• **TASK DIRECTIONS**
Everything from the first line down to the line containing "from matplotlib.patches import" is to be retyped exactly, both ends included, with pictures left out.

• **SUPPLIED INFORMATION**
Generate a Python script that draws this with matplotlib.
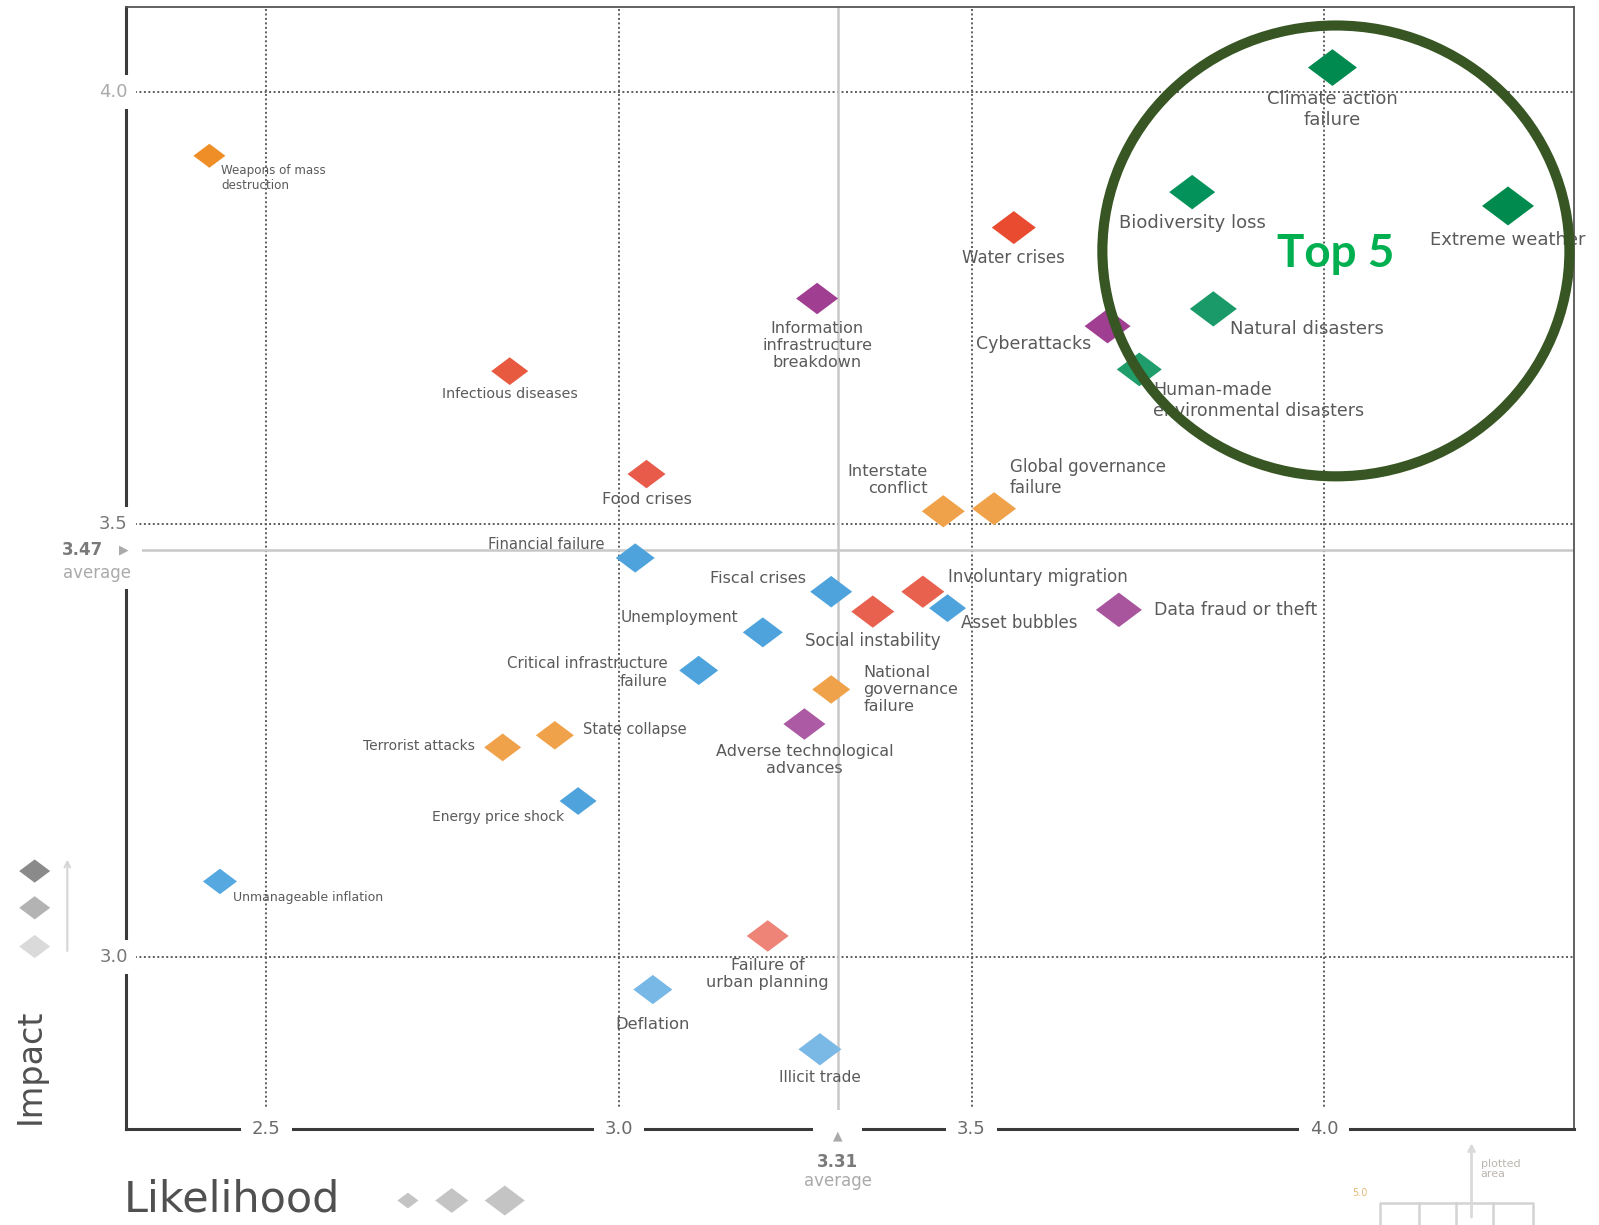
import matplotlib.pyplot as plt
import matplotlib.transforms as mtransforms
from matplotlib.patches import Ellipse, Rectangle

# global risks: likelihood vs impact
risks = ['Weapons of mass destruction', 'Climate action failure', 'Biodiversity loss',
         'Extreme weather', 'Natural disasters', 'Human-made environmental disasters',
         'Cyberattacks', 'Water crises', 'Information infrastructure breakdown',
         'Infectious diseases', 'Food crises', 'Interstate conflict',
         'Global governance failure', 'Financial failure', 'Fiscal crises',
         'Involuntary migration', 'Social instability', 'Asset bubbles',
         'Data fraud or theft', 'Unemployment', 'Critical infrastructure failure',
         'National governance failure', 'Adverse technological advances',
         'State collapse', 'Terrorist attacks', 'Energy price shock',
         'Unmanageable inflation', 'Failure of urban planning', 'Deflation', 'Illicit trade']
labels = ['Weapons of mass\ndestruction', 'Climate action\nfailure', 'Biodiversity loss',
          'Extreme weather', 'Natural disasters', 'Human-made\nenvironmental disasters',
          'Cyberattacks', 'Water crises', 'Information\ninfrastructure\nbreakdown',
          'Infectious diseases', 'Food crises', 'Interstate\nconflict',
          'Global governance\nfailure', 'Financial failure', 'Fiscal crises',
          'Involuntary migration', 'Social instability', 'Asset bubbles',
          'Data fraud or theft', 'Unemployment', 'Critical infrastructure\nfailure',
          'National\ngovernance\nfailure', 'Adverse technological\nadvances',
          'State collapse', 'Terrorist attacks', 'Energy price shock',
          'Unmanageable inflation', 'Failure of\nurban planning', 'Deflation', 'Illicit trade']
likelihood = [2.419, 4.012, 3.813, 4.261, 3.843, 3.738,
              3.693, 3.560, 3.281, 2.845, 3.039, 3.460,
              3.532, 3.023, 3.301, 3.431, 3.360, 3.466,
              3.709, 3.204, 3.113, 3.301, 3.263, 2.909,
              2.835, 2.942, 2.434, 3.211, 3.048, 3.285]
impact = [3.926, 4.028, 3.884, 3.868, 3.749, 3.679,
          3.729, 3.843, 3.761, 3.677, 3.558, 3.515,
          3.518, 3.461, 3.422, 3.422, 3.399, 3.403,
          3.401, 3.375, 3.331, 3.309, 3.269, 3.256,
          3.242, 3.180, 3.087, 3.024, 2.962, 2.893]
colors = ['#ef8e26', '#008a50', '#03935a', '#008a4e', '#1a9a68', '#1f9e6c',
          '#a03f91', '#e84b30', '#a03f91', '#e85a40', '#e85a4a', '#f0a24a',
          '#f0a24a', '#4ea3dc', '#4ea3dc', '#e8604e', '#e8604e', '#4ea3dc',
          '#a8559e', '#4ea3dc', '#4ea3dc', '#f0a24a', '#ab5aa3', '#f0a24a',
          '#f0a24a', '#4ea3dc', '#55a8e0', '#ee8478', '#78b8e6', '#7ab8e6']
# diamond width in pixels
marker_px = [32, 49, 46, 52, 47, 45,
             46, 44, 42, 37, 38, 43,
             44, 39, 42, 43, 43, 37,
             46, 40, 39, 38, 42, 38,
             37, 37, 34, 42, 39, 43]

avg_likelihood = 3.31
avg_impact = 3.47
x_ticks = [2.5, 3.0, 3.5, 4.0]
y_ticks = [3.0, 3.5, 4.0]

# label offsets in pixels (dx, dy up), alignment, font size
place = [(12, -22, 'left', 8.6), (0, -42, 'center', 13), (0, -31, 'center', 13),
         (0, -34, 'center', 13), (17, -20, 'left', 13), (14, -31, 'left', 12.5),
         (-16, -18, 'right', 12.5), (0, -30, 'center', 12), (0, -47, 'center', 11.5),
         (0, -23, 'center', 10.3), (0, -25, 'center', 11.5), (-16, 31, 'right', 11.8),
         (16, 31, 'left', 12), (-31, 13, 'right', 10.6), (-25, 13, 'right', 11.6),
         (25, 15, 'left', 12), (0, -29, 'center', 12), (13, -15, 'left', 12),
         (35, 0, 'left', 12.5), (-25, 15, 'right', 11), (-31, -2, 'right', 10.8),
         (32, 0, 'left', 11.5), (0, -36, 'center', 11.5), (28, 6, 'left', 10.5),
         (-28, 1, 'right', 10), (-14, -16, 'right', 10), (13, -16, 'left', 9),
         (0, -38, 'center', 11.5), (0, -35, 'center', 11.8), (0, -28, 'center', 11)]

diamond = [(-1, 0), (0, 0.75), (1, 0), (0, -0.75)]
txt = '#5a5a5a'

fig = plt.figure(figsize=(15.99, 12.25), dpi=100)
ax = fig.add_axes([0.0791, 0.0783, 0.9050, 0.9159])
ax.set_xlim(2.3014, 4.354)
ax.set_ylim(2.8007, 4.0979)
ax.set_xticks([])
ax.set_yticks([])
for s in ['left', 'bottom']:
    ax.spines[s].set_color('#3a3a3a')
    ax.spines[s].set_linewidth(2.2)
for s in ['top', 'right']:
    ax.spines[s].set_color('#555555')
    ax.spines[s].set_linewidth(1.3)

dot = (0, (1, 1.3))
for x in x_ticks:
    ax.axvline(x, color='#5e5e5e', lw=1.4, ls=dot, zorder=1)
for y in y_ticks:
    ax.axhline(y, color='#5e5e5e', lw=1.4, ls=dot, zorder=1)
ax.axvline(avg_likelihood, color='#c8c8c8', lw=1.8, zorder=1)
ax.axhline(avg_impact, color='#c8c8c8', lw=1.8, zorder=1)

sizes = [(w * 0.72) ** 2 for w in marker_px]
ax.scatter(likelihood, impact, s=sizes, c=colors, marker=diamond, linewidths=0, zorder=4)

for lab, x, y, (dx, dy, ha, fs) in zip(labels, likelihood, impact, place):
    ax.annotate(lab, xy=(x, y), xytext=(dx, dy), textcoords='offset pixels',
                ha=ha, va='center', multialignment=ha, fontsize=fs, color=txt,
                zorder=5, annotation_clip=False)

ycoords = ('axes fraction', 'data')
xcoords = ('data', 'axes fraction')

# white patch that breaks the left axis line at the average
ytrans = mtransforms.blended_transform_factory(ax.transAxes, ax.transData)
ax.add_patch(Rectangle((-0.015, avg_impact - 0.045), 0.026, 0.06, transform=ytrans,
                       fc='white', ec='none', zorder=6, clip_on=False))

# averages
ax.annotate('\u25B6', xy=(0, avg_impact), xycoords=ycoords, xytext=(-3, 0),
            textcoords='offset pixels', ha='center', va='center', fontsize=9,
            color='#aaaaaa', zorder=8)
ax.annotate('average', xy=(0, avg_impact), xycoords=ycoords, xytext=(-29, -23),
            textcoords='offset pixels', ha='center', va='center', fontsize=12,
            color='#aaaaaa', zorder=8)
ax.annotate(f'{avg_impact:.2f}', xy=(0, avg_impact), xycoords=ycoords, xytext=(-23, 0),
            textcoords='offset pixels', ha='right', va='center', fontsize=12,
            color='#7a7a7a', fontweight='bold', zorder=8)
ax.annotate('\u25B2', xy=(avg_likelihood, 0), xycoords=xcoords,
            xytext=(0, -7), textcoords='offset pixels', ha='center', va='center',
            fontsize=9, color='#aaaaaa', zorder=6,
            bbox=dict(boxstyle='square,pad=1.6', fc='white', ec='none'))
ax.annotate(f'{avg_likelihood:.2f}', xy=(avg_likelihood, 0), xycoords=xcoords,
            xytext=(0, -33), textcoords='offset pixels', ha='center', va='center',
            fontsize=12, color='#7a7a7a', fontweight='bold', zorder=6)
ax.annotate('average', xy=(avg_likelihood, 0), xycoords=xcoords,
            xytext=(0, -52), textcoords='offset pixels', ha='center', va='center',
            fontsize=12, color='#aaaaaa', zorder=6)

# tick labels sitting on the axis lines
box = dict(boxstyle='square,pad=0.6', fc='white', ec='none')
for x in x_ticks:
    ax.annotate(f'{x:.1f}', xy=(x, 0), xycoords=xcoords,
                ha='center', va='center', fontsize=13, color='#6a6a6a', bbox=box, zorder=7)
for y in y_ticks:
    ax.annotate(f'{y:.1f}', xy=(0, y), xycoords=ycoords,
                xytext=(-13, 0), textcoords='offset pixels', ha='center', va='center',
                fontsize=13, color='#aaaaaa' if y == 4.0 else '#777777',
                bbox=dict(boxstyle='square,pad=0.45', fc='white', ec='none'), zorder=7)

# overlay in picture pixels for legend bits and the highlight circle
ov = fig.add_axes([0, 0, 1, 1], zorder=10)
ov.set_xlim(0, 1568)
ov.set_ylim(1201, 0)
ov.axis('off')
ov.patch.set_visible(False)

ov.text(30, 1045, 'Impact', rotation=90, ha='center', va='center', fontsize=24, color='#505050')
ov.text(227, 1176, 'Likelihood', ha='center', va='center', fontsize=31, color='#505050')
ov.scatter([34, 34, 34], [854, 890, 928], s=(31 * 0.72) ** 2, marker=diamond,
           c=['#8a8a8a', '#b3b3b3', '#dadada'], linewidths=0)
ov.annotate('', xy=(66, 840), xytext=(66, 935),
            arrowprops=dict(arrowstyle='->', color='#d5d5d5', lw=1.5))
ov.scatter([400, 443, 495], [1177, 1177, 1177], s=[(w * 0.72) ** 2 for w in (21, 33, 40)],
           marker=diamond, c='#c4c4c4', linewidths=0)

# "plotted area" inset
ov.plot([1353, 1353, 1503, 1503], [1201, 1179, 1179, 1201], color='#d3d3d3', lw=1.8)
for xv in (1391, 1428, 1464):
    ov.plot([xv, xv], [1179, 1201], color='#d3d3d3', lw=1.8)
ov.annotate('', xy=(1443, 1118), xytext=(1443, 1196),
            arrowprops=dict(arrowstyle='->', color='#dadada', lw=2))
ov.text(1452, 1146, 'plotted\narea', ha='left', va='center', fontsize=8, color='#bdb6b0',
        linespacing=1.1)
ov.text(1334, 1170, '5.0', ha='center', va='center', fontsize=7, color='#e8b878')

# top 5 highlight
ov.add_patch(Ellipse((1310, 246), 458, 442, fill=False, ec='#375623', lw=7.3))
ov.text(1310, 249, 'Top 5', ha='center', va='center', fontsize=33, fontweight='bold',
        color='#00b050', family='Lato')

fig.savefig('out.png', dpi=100)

• **TASK RESULT**
Generate a Python script that draws this with matplotlib.
import matplotlib.pyplot as plt
import matplotlib.transforms as mtransforms
from matplotlib.patches import Ellipse, Rectangle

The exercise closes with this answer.